Exactly the lines from the line holding "Write a Python" to the line holding "dash_capstyle='round', zorder=4)", both lines included, are to be echoed; pictures are not.

**DATA SECTION:**
######

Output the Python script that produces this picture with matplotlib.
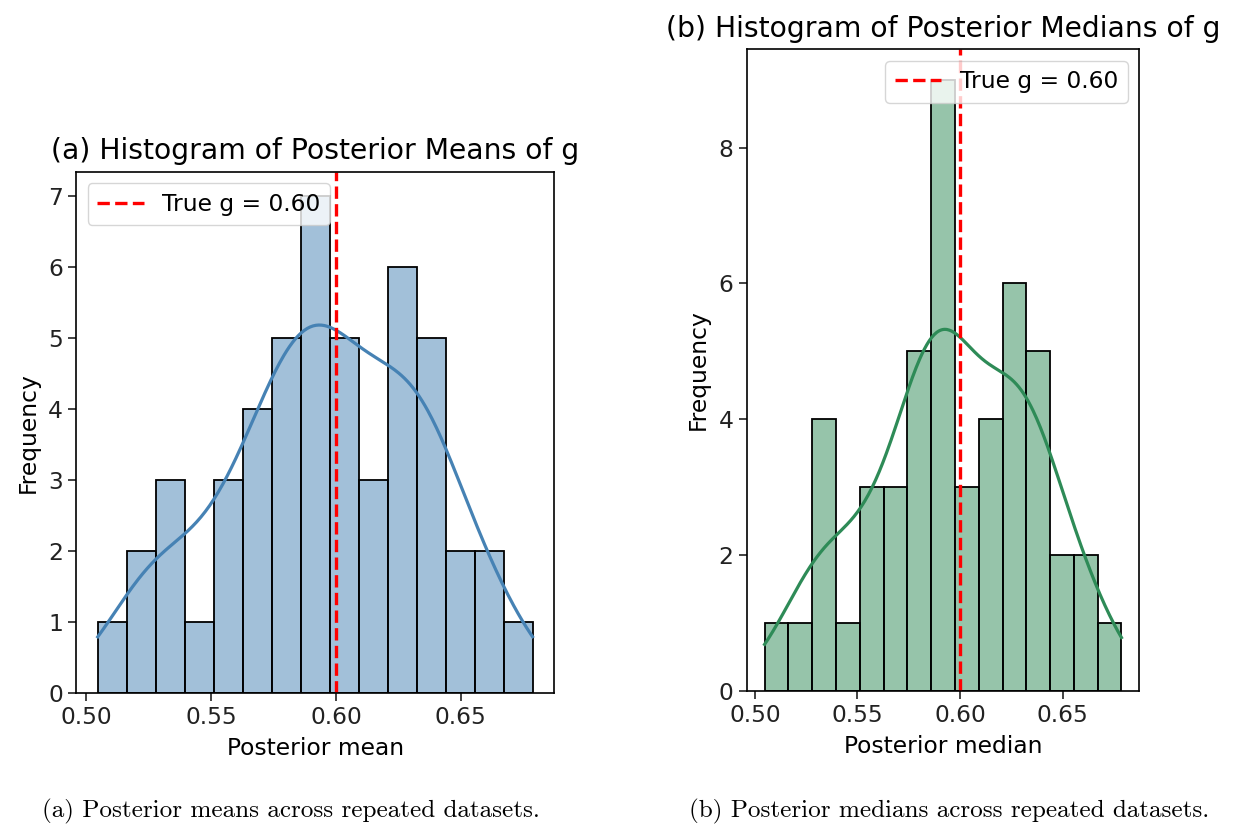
import numpy as np
import matplotlib
matplotlib.use("Agg")
import matplotlib.pyplot as plt
from matplotlib.colors import to_rgba

# bin counts (50 repeated datasets each)
mean_counts = [1, 2, 3, 1, 3, 4, 5, 7, 5, 3, 6, 5, 2, 2, 1]
median_counts = [1, 1, 4, 1, 3, 3, 5, 9, 3, 4, 6, 5, 2, 2, 1]
lo, hi = 0.5047, 0.6787
true_g = 0.60

xticks = [0.50, 0.55, 0.60, 0.65]

FS = 16.8


def kde_curve(counts, edges, adjust=0.92):
	# gaussian kde on the bin centres, scott bandwidth, scaled to counts
	counts = np.asarray(counts, dtype=float)
	centers = 0.5 * (edges[:-1] + edges[1:])
	h = edges[1] - edges[0]
	n = counts.sum()
	mu = np.sum(counts * centers) / n
	var = np.sum(counts * (centers - mu) ** 2) / (n - 1) - h ** 2 / 12
	bw = adjust * np.sqrt(var) * n ** (-1 / 5)
	grid = np.linspace(edges[0], edges[-1], 300)
	dens = np.zeros_like(grid)
	for c, w in zip(centers, counts):
		dens += w * np.exp(-0.5 * ((grid - c) / bw) ** 2)
	dens /= n * bw * np.sqrt(2 * np.pi)
	return grid, dens * n * h


def hist_panel(ax, counts, color, title, xlabel, legend_loc):
	edges = np.linspace(lo, hi, len(counts) + 1)
	ax.bar(edges[:-1], counts, width=np.diff(edges), align="edge",
		color=to_rgba(color, 0.5), edgecolor="black", linewidth=1.3)
	gx, gy = kde_curve(counts, edges)
	ax.plot(gx, gy, color=color, linewidth=2.3)
	ax.axvline(true_g, color="red", linestyle="--", linewidth=2.4,
		label="True g = %.2f" % true_g)
	pad = 0.05 * (hi - lo)
	ax.set_xlim(lo - pad, hi + pad)
	ax.set_ylim(0, max(counts) * 1.05)
	ax.set_xticks(xticks)
	ax.set_xticklabels(["%.2f" % t for t in xticks])
	ax.set_title(title, fontsize=20.3, pad=9)
	ax.set_xlabel(xlabel, fontsize=FS, labelpad=6)
	ax.set_ylabel("Frequency", fontsize=FS, labelpad=6)
	ax.tick_params(labelsize=FS, length=6, width=1.2, colors="#222222")
	for s in ax.spines.values():
		s.set_linewidth(1.2)
	ax.legend(loc=legend_loc, fontsize=FS, framealpha=0.8,
		handlelength=2.0, borderpad=0.4)


fig = plt.figure(figsize=(12.4, 8.27), dpi=100)

ax1 = fig.add_axes([0.0613, 0.1624, 0.3857, 0.6300])
hist_panel(ax1, mean_counts, "steelblue",
	"(a) Histogram of Posterior Means of g", "Posterior mean", "upper left")
ax1.set_yticks(range(0, 8))

ax2 = fig.add_axes([0.6022, 0.1648, 0.3166, 0.7756])
hist_panel(ax2, median_counts, "seagreen",
	"(b) Histogram of Posterior Medians of g", "Posterior median", "upper right")
ax2.set_yticks([0, 2, 4, 6, 8])

fig.text(0.034, 0.012, "(a) Posterior means across repeated datasets.",
	fontfamily="cmr10", fontsize=18.1)
fig.text(0.556, 0.012, "(b) Posterior medians across repeated datasets.",
	fontfamily="cmr10", fontsize=18.1)

fig.savefig("out.png", dpi=100)
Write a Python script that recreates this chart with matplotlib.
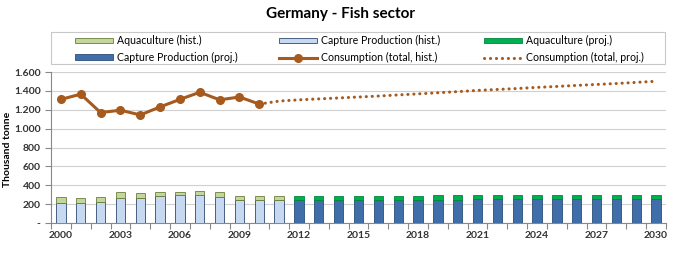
import matplotlib
matplotlib.use("Agg")
import matplotlib.pyplot as plt
from matplotlib.ticker import FuncFormatter
from matplotlib.patches import Rectangle
import numpy as np

plt.rcParams['font.family'] = ['Lato', 'DejaVu Sans']

years_hist = list(range(2000, 2012))
capture_hist = [210, 210, 221, 263, 263, 288, 295, 295, 277, 246, 246, 242]
aqua_hist = [64, 57, 56, 70, 53, 45, 38, 45, 49, 42, 42, 42]

years_proj = list(range(2012, 2031))
capture_proj = [246, 246, 247, 247, 248, 248, 248, 249, 249, 250, 250, 250, 251, 251, 251, 252, 252, 252, 252]
aqua_proj = [42, 42, 42, 42, 42, 42, 43, 43, 43, 44, 44, 44, 44, 44, 44, 44, 44, 44, 44]

cons_years_hist = list(range(2000, 2011))
cons_hist = [1310, 1365, 1170, 1195, 1145, 1230, 1310, 1385, 1305, 1335, 1260]

cons_years_proj = list(range(2010, 2031))
cons_proj = [1260, 1292, 1305, 1315, 1325, 1335, 1345, 1357, 1368, 1380, 1392,
             1405, 1415, 1425, 1437, 1447, 1458, 1468, 1478, 1490, 1502]

W, H = 675, 256
fig = plt.figure(figsize=(6.75, 2.56), dpi=100)
ax = fig.add_axes([51/W, 1-223/H, 615/W, (223-72)/H])

w = 0.47
c_cap_h, e_cap_h = '#C6D9F1', '#2F4A6E'
c_aq_h, e_aq_h = '#C3D69B', '#6B7F3A'
c_cap_p = '#3F6EA8'
c_aq_p = '#00B050'
brown = '#A65A1E'

b1 = ax.bar(years_hist, capture_hist, width=w, color=c_cap_h, edgecolor=e_cap_h, linewidth=0.6, zorder=3)
b2 = ax.bar(years_hist, aqua_hist, width=w, bottom=capture_hist, color=c_aq_h, edgecolor=e_aq_h, linewidth=0.6, zorder=3)
b3 = ax.bar(years_proj, capture_proj, width=w, color=c_cap_p, edgecolor='#2A4E7C', linewidth=0.6, zorder=3)
b4 = ax.bar(years_proj, aqua_proj, width=w, bottom=capture_proj, color=c_aq_p, edgecolor='#00863C', linewidth=0.6, zorder=3)

l1, = ax.plot(cons_years_hist, cons_hist, color=brown, lw=2.2, marker='o', ms=5.5, zorder=4)
l2, = ax.plot(cons_years_proj, cons_proj, color=brown, lw=2.2, linestyle=(0, (0.05, 1.9)),
              dash_capstyle='round', zorder=4)

ax.set_xlim(1999.5, 2030.5)
ax.set_ylim(0, 1600)
ax.set_yticks(range(0, 1601, 200))
ax.yaxis.set_major_formatter(FuncFormatter(lambda v, p: '-' if v == 0 else f'{int(v):,}'.replace(',', '.')))
ax.set_xticks(range(2000, 2031, 3))
ax.set_xticks(np.arange(1999.5, 2031, 1), minor=True)
ax.tick_params(axis='x', which='major', length=0, labelsize=7.5, pad=6)
ax.tick_params(axis='x', which='minor', length=4, color='#888888', width=0.8)
ax.tick_params(axis='y', length=4, color='#888888', labelsize=7.5)
for t in ax.get_xticklabels() + ax.get_yticklabels():
    t.set_fontweight('bold')
    t.set_color('#333333')

ax.grid(axis='y', color='#D0D0D0', linewidth=0.8, zorder=0)
for s in ['top', 'right']:
    ax.spines[s].set_visible(False)
ax.spines['left'].set_color('#888888')
ax.spines['bottom'].set_color('#888888')

ax.set_ylabel('Thousand tonne', fontsize=7.5, fontweight='bold')
ax.yaxis.set_label_coords((12-51)/615, 0.49)

fig.text(341/W, 1-14/H, 'Germany - Fish sector', ha='center', va='center', fontsize=11, fontweight='bold')

# legend frame
fig.patches.append(Rectangle((51/W, 1-64/H), 614/W, 32/H, transform=fig.transFigure,
                             fill=False, edgecolor='#C8C8C8', linewidth=0.8))

cols = [
    (75, [b2, b3], ['Aquaculture (hist.)', 'Capture Production (proj.)']),
    (279, [b1, l1], ['Capture Production (hist.)', 'Consumption (total, hist.)']),
    (484, [b4, l2], ['Aquaculture (proj.)', 'Consumption (total, proj.)']),
]
for x0, hs, ls in cols:
    lg = fig.legend(hs, ls, loc='center left', bbox_to_anchor=(x0/W, 1-49/H),
                    fontsize=7.6, frameon=False, handlelength=3.6, handleheight=0.45,
                    labelspacing=0.55, borderpad=0, borderaxespad=0, handletextpad=0.35)

fig.savefig('out.png', dpi=100)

######

**REPLY TO THE TASK:**
Write a Python script that recreates this chart with matplotlib.
import matplotlib
matplotlib.use("Agg")
import matplotlib.pyplot as plt
from matplotlib.ticker import FuncFormatter
from matplotlib.patches import Rectangle
import numpy as np

plt.rcParams['font.family'] = ['Lato', 'DejaVu Sans']

years_hist = list(range(2000, 2012))
capture_hist = [210, 210, 221, 263, 263, 288, 295, 295, 277, 246, 246, 242]
aqua_hist = [64, 57, 56, 70, 53, 45, 38, 45, 49, 42, 42, 42]

years_proj = list(range(2012, 2031))
capture_proj = [246, 246, 247, 247, 248, 248, 248, 249, 249, 250, 250, 250, 251, 251, 251, 252, 252, 252, 252]
aqua_proj = [42, 42, 42, 42, 42, 42, 43, 43, 43, 44, 44, 44, 44, 44, 44, 44, 44, 44, 44]

cons_years_hist = list(range(2000, 2011))
cons_hist = [1310, 1365, 1170, 1195, 1145, 1230, 1310, 1385, 1305, 1335, 1260]

cons_years_proj = list(range(2010, 2031))
cons_proj = [1260, 1292, 1305, 1315, 1325, 1335, 1345, 1357, 1368, 1380, 1392,
             1405, 1415, 1425, 1437, 1447, 1458, 1468, 1478, 1490, 1502]

W, H = 675, 256
fig = plt.figure(figsize=(6.75, 2.56), dpi=100)
ax = fig.add_axes([51/W, 1-223/H, 615/W, (223-72)/H])

w = 0.47
c_cap_h, e_cap_h = '#C6D9F1', '#2F4A6E'
c_aq_h, e_aq_h = '#C3D69B', '#6B7F3A'
c_cap_p = '#3F6EA8'
c_aq_p = '#00B050'
brown = '#A65A1E'

b1 = ax.bar(years_hist, capture_hist, width=w, color=c_cap_h, edgecolor=e_cap_h, linewidth=0.6, zorder=3)
b2 = ax.bar(years_hist, aqua_hist, width=w, bottom=capture_hist, color=c_aq_h, edgecolor=e_aq_h, linewidth=0.6, zorder=3)
b3 = ax.bar(years_proj, capture_proj, width=w, color=c_cap_p, edgecolor='#2A4E7C', linewidth=0.6, zorder=3)
b4 = ax.bar(years_proj, aqua_proj, width=w, bottom=capture_proj, color=c_aq_p, edgecolor='#00863C', linewidth=0.6, zorder=3)

l1, = ax.plot(cons_years_hist, cons_hist, color=brown, lw=2.2, marker='o', ms=5.5, zorder=4)
l2, = ax.plot(cons_years_proj, cons_proj, color=brown, lw=2.2, linestyle=(0, (0.05, 1.9)),
              dash_capstyle='round', zorder=4)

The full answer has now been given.